Question

Prove that if a straight line is drawn parallel to one side of a triangle to intersect the other two sides in two distinct points, then the other two sides are divided by those points in the same ratio.

Hint:

When a line is drawn parallel to a side of a triangle, think "similar triangles first." From $\triangle ADE \sim \triangle ABC$, convert $AB/AD=AC/AE$ into $AD/DB=AE/EC$ by subtracting and inverting.

Answer 1

Let $\triangle ABC$ be a triangle and let a line through $D\in AB$ and $E\in AC$ be drawn such that $DE\parallel BC$. We must prove $\dfrac{AD}{DB}=\dfrac{AE}{EC}$.

Step 1: Similar triangles.
Since $DE\parallel BC$, we have $\angle ADE=\angle ABC$ and $\angle AED=\angle ACB$, and $\angle A$ is common.
Therefore, $\triangle ADE \sim \triangle ABC$.

Step 2: Proportional corresponding sides.
From similarity, \[ \frac{AD}{AB}=\frac{AE}{AC}=\frac{DE}{BC}. \tag{1} \]

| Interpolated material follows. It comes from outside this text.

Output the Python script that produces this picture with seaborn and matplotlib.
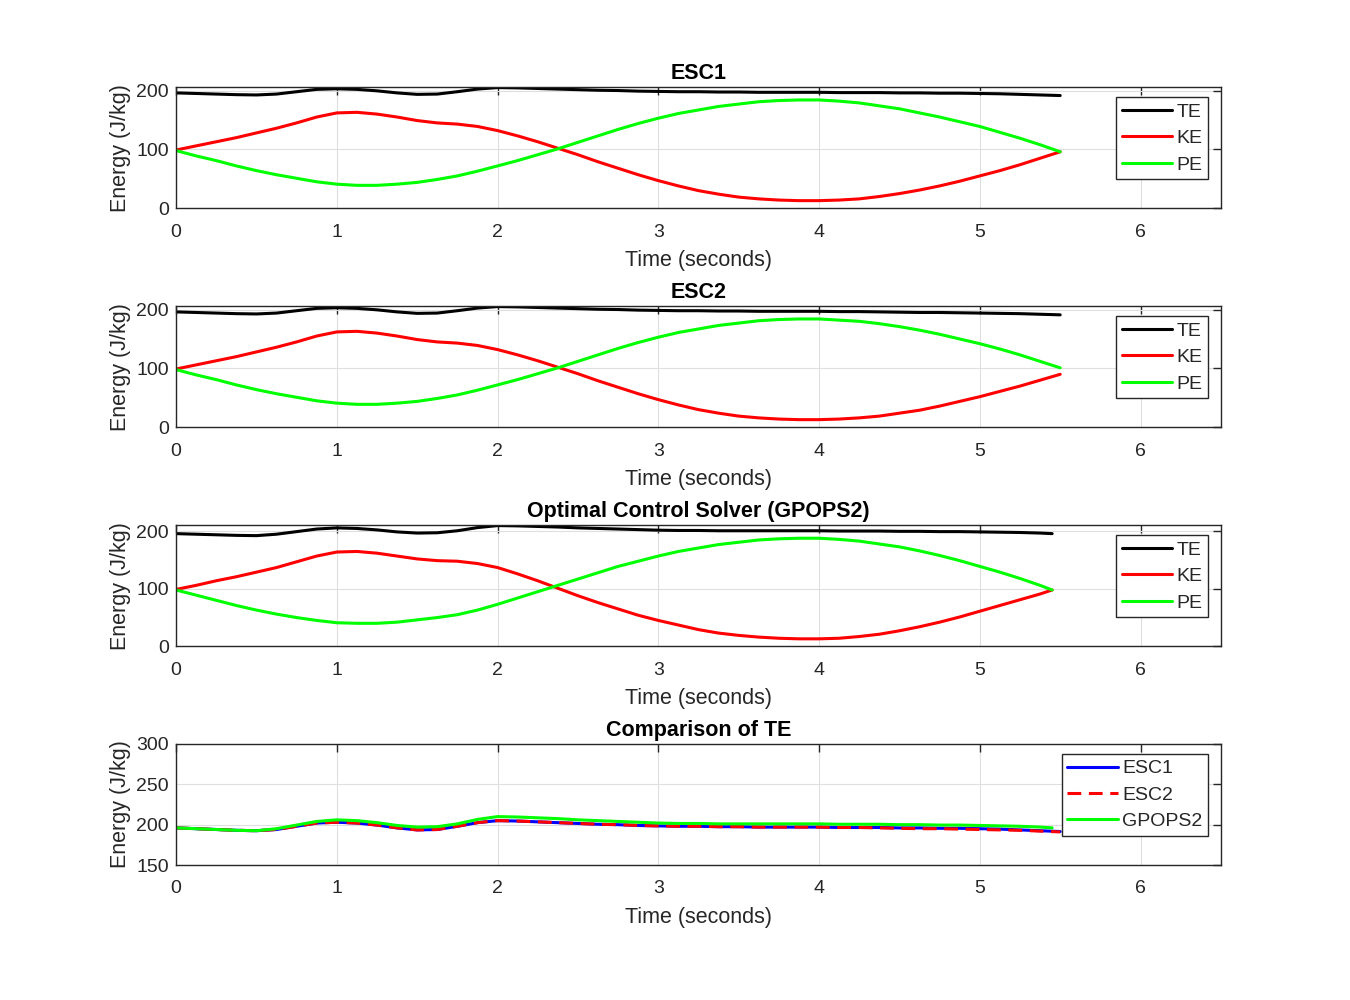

Step 3: Convert to the required ratio.
From the first two equal ratios in (1), \[ \frac{AB}{AD}=\frac{AC}{AE} \ \Rightarrow\ \frac{AB-AD}{AD}=\frac{AC-AE}{AE} \ \Rightarrow\ \frac{DB}{AD}=\frac{EC}{AE}. \] Taking reciprocals gives \[ \boxed{\ \frac{AD}{DB}=\frac{AE}{EC}\ }, \] which proves that the two sides are cut in the same ratio.